▶ _GIVEN PROBLEM_:
Where a line in the listing below contains the word "this", copy that line.

▶ _TASK DATA_:
>> begin

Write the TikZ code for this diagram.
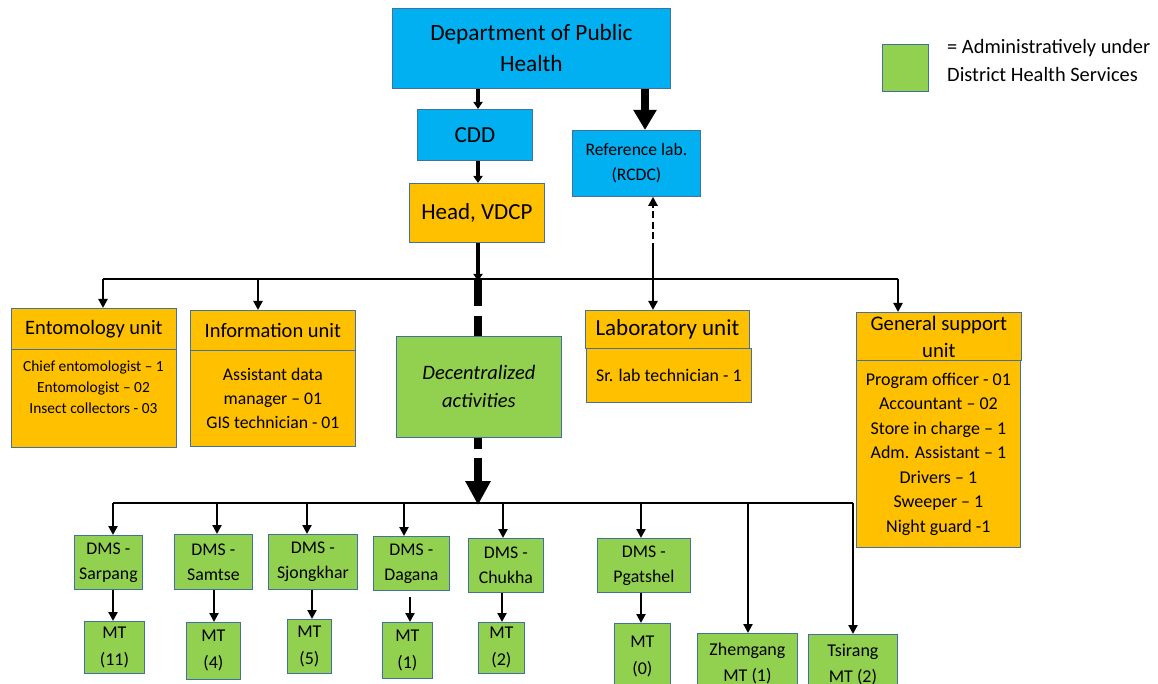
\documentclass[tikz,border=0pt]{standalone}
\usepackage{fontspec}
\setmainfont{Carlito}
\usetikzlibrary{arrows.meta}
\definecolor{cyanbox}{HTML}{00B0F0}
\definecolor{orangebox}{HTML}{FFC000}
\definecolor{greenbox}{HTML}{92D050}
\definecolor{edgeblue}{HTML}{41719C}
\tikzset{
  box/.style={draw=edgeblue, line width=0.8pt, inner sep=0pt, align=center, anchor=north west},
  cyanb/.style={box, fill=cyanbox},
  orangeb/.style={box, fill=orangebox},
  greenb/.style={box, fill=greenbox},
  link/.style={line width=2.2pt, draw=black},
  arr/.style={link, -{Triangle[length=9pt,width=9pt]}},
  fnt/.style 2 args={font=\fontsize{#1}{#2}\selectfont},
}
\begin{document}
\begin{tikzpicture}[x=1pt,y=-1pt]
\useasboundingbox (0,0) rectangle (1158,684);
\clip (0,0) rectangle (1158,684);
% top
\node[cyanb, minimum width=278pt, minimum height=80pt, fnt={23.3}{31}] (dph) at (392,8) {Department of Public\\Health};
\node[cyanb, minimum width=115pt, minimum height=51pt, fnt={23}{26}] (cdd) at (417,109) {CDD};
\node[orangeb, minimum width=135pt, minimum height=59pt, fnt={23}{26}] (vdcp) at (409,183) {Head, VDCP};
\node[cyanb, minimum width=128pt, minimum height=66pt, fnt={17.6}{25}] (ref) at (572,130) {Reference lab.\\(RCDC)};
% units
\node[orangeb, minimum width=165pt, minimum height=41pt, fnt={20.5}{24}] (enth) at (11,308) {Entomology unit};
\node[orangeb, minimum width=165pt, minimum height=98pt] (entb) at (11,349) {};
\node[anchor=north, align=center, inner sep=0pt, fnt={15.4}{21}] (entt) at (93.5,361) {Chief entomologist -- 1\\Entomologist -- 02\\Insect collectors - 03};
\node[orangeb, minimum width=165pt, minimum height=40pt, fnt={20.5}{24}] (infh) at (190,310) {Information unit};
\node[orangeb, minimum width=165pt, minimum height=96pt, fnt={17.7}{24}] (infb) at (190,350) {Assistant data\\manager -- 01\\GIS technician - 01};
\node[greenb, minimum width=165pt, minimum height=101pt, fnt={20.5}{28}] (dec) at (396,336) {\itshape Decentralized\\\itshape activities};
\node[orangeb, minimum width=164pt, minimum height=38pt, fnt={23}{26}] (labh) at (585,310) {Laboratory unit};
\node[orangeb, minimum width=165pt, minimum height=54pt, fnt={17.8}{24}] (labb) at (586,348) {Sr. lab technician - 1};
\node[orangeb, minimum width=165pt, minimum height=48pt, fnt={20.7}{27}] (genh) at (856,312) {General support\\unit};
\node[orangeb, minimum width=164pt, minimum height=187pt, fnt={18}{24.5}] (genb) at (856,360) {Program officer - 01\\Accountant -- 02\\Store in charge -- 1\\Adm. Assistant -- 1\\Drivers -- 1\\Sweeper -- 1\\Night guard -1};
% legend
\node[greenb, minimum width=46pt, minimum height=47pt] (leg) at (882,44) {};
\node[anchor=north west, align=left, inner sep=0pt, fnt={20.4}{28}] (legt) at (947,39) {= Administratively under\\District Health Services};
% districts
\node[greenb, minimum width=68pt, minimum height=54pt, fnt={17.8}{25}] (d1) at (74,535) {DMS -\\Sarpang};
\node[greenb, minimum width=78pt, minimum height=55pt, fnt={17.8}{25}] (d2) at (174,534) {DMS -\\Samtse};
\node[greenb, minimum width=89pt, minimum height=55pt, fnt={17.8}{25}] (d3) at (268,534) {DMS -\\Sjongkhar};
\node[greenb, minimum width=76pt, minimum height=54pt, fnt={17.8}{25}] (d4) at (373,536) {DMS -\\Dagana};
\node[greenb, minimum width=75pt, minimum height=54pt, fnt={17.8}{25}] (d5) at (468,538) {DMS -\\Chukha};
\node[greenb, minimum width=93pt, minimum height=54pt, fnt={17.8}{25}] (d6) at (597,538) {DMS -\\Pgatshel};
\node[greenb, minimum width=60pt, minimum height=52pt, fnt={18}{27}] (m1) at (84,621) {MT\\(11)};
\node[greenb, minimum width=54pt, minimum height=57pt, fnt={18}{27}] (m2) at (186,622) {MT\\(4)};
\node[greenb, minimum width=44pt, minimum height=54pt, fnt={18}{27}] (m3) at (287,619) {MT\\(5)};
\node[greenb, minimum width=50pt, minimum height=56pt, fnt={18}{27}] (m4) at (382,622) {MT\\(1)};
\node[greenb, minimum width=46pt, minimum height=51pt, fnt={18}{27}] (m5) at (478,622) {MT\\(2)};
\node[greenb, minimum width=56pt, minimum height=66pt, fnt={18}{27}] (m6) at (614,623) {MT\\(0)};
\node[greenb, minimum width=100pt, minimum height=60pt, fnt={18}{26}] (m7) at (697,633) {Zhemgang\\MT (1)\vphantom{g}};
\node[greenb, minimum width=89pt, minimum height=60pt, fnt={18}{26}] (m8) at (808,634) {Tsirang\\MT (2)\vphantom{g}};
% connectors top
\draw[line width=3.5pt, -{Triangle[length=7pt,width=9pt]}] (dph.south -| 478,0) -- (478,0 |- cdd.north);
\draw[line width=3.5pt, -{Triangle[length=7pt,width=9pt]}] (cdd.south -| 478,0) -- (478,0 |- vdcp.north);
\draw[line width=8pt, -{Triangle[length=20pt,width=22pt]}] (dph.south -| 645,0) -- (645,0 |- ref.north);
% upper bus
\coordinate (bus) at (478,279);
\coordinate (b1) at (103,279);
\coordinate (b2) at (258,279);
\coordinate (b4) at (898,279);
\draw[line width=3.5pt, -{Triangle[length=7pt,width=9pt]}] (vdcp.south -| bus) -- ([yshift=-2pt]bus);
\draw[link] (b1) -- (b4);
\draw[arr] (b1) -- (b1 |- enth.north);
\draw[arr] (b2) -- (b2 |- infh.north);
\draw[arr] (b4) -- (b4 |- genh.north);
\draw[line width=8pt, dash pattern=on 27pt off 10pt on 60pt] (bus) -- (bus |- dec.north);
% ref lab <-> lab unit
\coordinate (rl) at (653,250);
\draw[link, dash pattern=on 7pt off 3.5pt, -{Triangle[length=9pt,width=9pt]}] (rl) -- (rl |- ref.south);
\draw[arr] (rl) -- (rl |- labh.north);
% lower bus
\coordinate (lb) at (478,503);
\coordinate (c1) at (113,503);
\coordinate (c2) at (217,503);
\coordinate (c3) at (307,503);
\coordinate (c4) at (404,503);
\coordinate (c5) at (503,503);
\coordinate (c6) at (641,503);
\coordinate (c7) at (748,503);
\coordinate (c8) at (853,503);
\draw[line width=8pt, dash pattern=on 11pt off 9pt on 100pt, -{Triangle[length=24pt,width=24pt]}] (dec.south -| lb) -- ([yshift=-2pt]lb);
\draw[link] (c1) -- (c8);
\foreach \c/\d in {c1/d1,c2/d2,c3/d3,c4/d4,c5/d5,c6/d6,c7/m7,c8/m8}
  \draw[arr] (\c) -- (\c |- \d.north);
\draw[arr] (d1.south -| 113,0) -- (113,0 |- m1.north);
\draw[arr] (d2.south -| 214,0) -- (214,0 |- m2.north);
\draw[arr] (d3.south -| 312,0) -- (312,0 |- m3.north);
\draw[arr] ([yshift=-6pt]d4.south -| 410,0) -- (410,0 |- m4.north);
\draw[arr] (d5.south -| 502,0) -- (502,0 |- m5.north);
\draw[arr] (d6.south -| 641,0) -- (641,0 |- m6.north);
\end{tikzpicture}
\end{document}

>> end
>> begin

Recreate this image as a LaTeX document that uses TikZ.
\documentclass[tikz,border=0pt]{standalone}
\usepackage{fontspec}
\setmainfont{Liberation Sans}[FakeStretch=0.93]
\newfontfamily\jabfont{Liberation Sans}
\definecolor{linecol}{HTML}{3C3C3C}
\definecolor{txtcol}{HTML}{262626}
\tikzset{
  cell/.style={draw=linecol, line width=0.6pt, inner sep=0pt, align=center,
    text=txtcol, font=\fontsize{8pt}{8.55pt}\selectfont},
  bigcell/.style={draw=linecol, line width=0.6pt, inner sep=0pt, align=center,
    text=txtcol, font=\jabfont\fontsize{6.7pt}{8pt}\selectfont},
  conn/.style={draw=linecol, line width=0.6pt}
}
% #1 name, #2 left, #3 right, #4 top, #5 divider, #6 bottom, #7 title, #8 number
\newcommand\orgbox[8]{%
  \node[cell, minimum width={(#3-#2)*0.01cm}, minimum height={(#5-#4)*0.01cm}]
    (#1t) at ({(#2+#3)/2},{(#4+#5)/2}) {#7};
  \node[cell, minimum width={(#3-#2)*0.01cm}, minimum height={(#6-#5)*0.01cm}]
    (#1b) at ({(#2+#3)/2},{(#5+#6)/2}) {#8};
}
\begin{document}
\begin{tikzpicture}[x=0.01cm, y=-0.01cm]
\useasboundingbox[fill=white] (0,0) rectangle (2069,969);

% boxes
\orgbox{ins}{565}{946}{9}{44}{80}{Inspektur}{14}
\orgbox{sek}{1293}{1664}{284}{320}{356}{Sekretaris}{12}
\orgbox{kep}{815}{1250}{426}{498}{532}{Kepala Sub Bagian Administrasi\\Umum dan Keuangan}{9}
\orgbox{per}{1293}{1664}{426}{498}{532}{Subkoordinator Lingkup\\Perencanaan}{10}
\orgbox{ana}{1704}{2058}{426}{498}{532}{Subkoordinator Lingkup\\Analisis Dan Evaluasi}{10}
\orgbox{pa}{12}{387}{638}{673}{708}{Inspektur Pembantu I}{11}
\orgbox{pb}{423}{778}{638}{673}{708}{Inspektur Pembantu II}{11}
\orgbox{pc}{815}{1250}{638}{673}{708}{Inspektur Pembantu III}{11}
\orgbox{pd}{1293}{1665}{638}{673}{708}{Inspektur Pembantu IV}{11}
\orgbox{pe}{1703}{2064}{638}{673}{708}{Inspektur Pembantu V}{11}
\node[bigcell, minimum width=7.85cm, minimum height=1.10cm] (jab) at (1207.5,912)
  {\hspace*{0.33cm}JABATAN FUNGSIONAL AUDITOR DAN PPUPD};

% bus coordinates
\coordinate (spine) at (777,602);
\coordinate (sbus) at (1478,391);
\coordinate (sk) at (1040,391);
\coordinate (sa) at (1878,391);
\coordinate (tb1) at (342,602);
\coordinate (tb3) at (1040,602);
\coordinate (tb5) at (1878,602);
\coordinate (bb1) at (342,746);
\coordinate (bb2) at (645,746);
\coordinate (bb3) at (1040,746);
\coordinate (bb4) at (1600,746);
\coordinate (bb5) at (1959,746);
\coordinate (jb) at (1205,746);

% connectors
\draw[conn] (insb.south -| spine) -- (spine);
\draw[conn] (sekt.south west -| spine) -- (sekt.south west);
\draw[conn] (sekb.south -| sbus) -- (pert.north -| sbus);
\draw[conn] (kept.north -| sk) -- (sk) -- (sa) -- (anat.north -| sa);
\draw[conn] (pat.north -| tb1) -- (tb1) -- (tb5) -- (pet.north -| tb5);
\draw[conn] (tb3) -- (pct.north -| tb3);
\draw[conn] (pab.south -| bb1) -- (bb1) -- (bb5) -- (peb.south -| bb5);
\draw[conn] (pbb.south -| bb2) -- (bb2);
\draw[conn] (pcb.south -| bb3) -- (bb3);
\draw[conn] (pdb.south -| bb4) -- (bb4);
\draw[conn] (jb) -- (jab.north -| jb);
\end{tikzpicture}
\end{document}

>> end

▶ _THE SOLUTION_:
Write the TikZ code for this diagram.
Recreate this image as a LaTeX document that uses TikZ.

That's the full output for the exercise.